OCR PDF in C#

Beginning with GdPicture V10, you don’t need to render pages in your PDF documents to images, run OCR functions on them, and then create new PDF documents with text data. Instead, you can process OCR on any PDF document and the data will be added as invisible text on the page.

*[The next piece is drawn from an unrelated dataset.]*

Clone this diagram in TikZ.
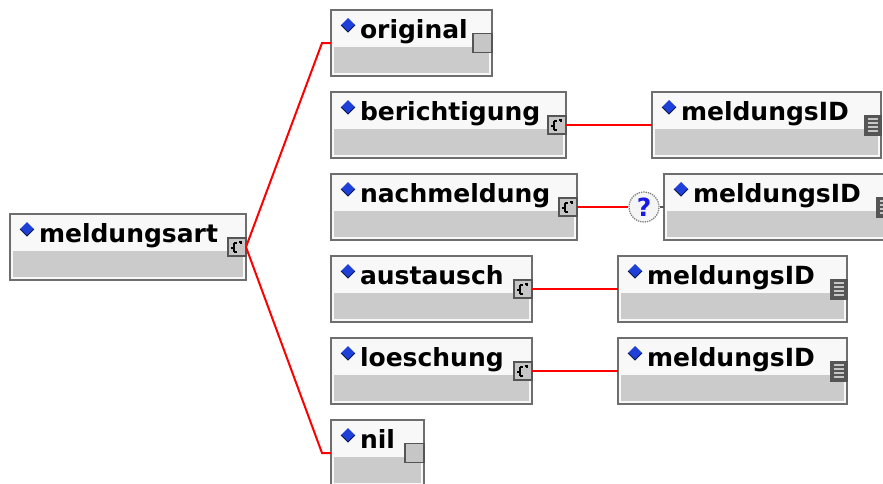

This example details how it works:

// We assume GdPicture has been correctly installed and unlocked.
GdPicturePDF oGdPicturePDF = new GdPicturePDF();
// Loading an input document.
GdPictureStatus status = oGdPicturePDF.LoadFromFile("input.pdf", false);
// Checking if loading has been successful.
if (status == GdPictureStatus.OK)
{
    int pageCount = oGdPicturePDF.GetPageCount();
    // Loop through pages.
    for (int i = 1; i <= pageCount; i++)
    {
        // Selecting a page.
        oGdPicturePDF.SelectPage(i);
        if (oGdPicturePDF.OcrPage("eng", "C:\\GdPicture.NET 14\\Redist\\OCR", "", 200) != GdPictureStatus.OK)
        {
            MessageBox.Show("Error occurred on the page " + i.ToString() + ". Error: " + oGdPicturePDF.GetStat().ToString(), "OCR Pages Example", MessageBoxButtons.OK, MessageBoxIcon.Error);
        }
    }
    // Saving to a different file.
    status = oGdPicturePDF.SaveToFile("output.pdf", true);
    if (status == GdPictureStatus.OK)
        MessageBox.Show("Done!", "OCR Pages Example", MessageBoxButtons.OK, MessageBoxIcon.Information);
    else
        MessageBox.Show("The document can't be saved." + status.ToString(), "OCR Pages Example", MessageBoxButtons.OK, MessageBoxIcon.Error);
    // Closing and releasing resources.
    oGdPicturePDF.CloseDocument();
}
else
{
    MessageBox.Show("The document can't be opened." + status.ToString(), "OCR Pages Example", MessageBoxButtons.OK, MessageBoxIcon.Error);
}
oGdPicturePDF.Dispose();
'We assume GdPicture has been correctly installed and unlocked.
Dim oGdPicturePDF As New GdPicturePDF()
'Loading an input document.
Dim status As GdPictureStatus = oGdPicturePDF.LoadFromFile("input.pdf", False)
'Checking if loading has been successful.
If status = GdPictureStatus.OK Then
    Dim pageCount As Integer = oGdPicturePDF.GetPageCount()
    'Loop through pages.
    For i As Integer = 1 To pageCount
        'Selecting a page.
        oGdPicturePDF.SelectPage(i)
        If oGdPicturePDF.OcrPage("eng", "C:\GdPicture.NET 14\Redist\OCR", "", 200) <> GdPictureStatus.OK Then
            MessageBox.Show("Error occurred on the page " + i.ToString() + ". Error: " + oGdPicturePDF.GetStat().ToString(), "OCR Pages Example", MessageBoxButtons.OK, MessageBoxIcon.Error)
        End If
    Next
    'Saving to a different file.
    status = oGdPicturePDF.SaveToFile("output.pdf", True)
    If status = GdPictureStatus.OK Then
        MessageBox.Show("Done!", "OCR Pages Example", MessageBoxButtons.OK, MessageBoxIcon.Information)
    Else
        MessageBox.Show("The document can't be saved." + status.ToString(), "OCR Pages Example", MessageBoxButtons.OK, MessageBoxIcon.Error)
    End If
    'Closing and releasing resources.
    oGdPicturePDF.CloseDocument()
Else
    MessageBox.Show("The document can't be opened." + status.ToString(), "OCR Pages Example", MessageBoxButtons.OK, MessageBoxIcon.Error)
End If
oGdPicturePDF.Dispose()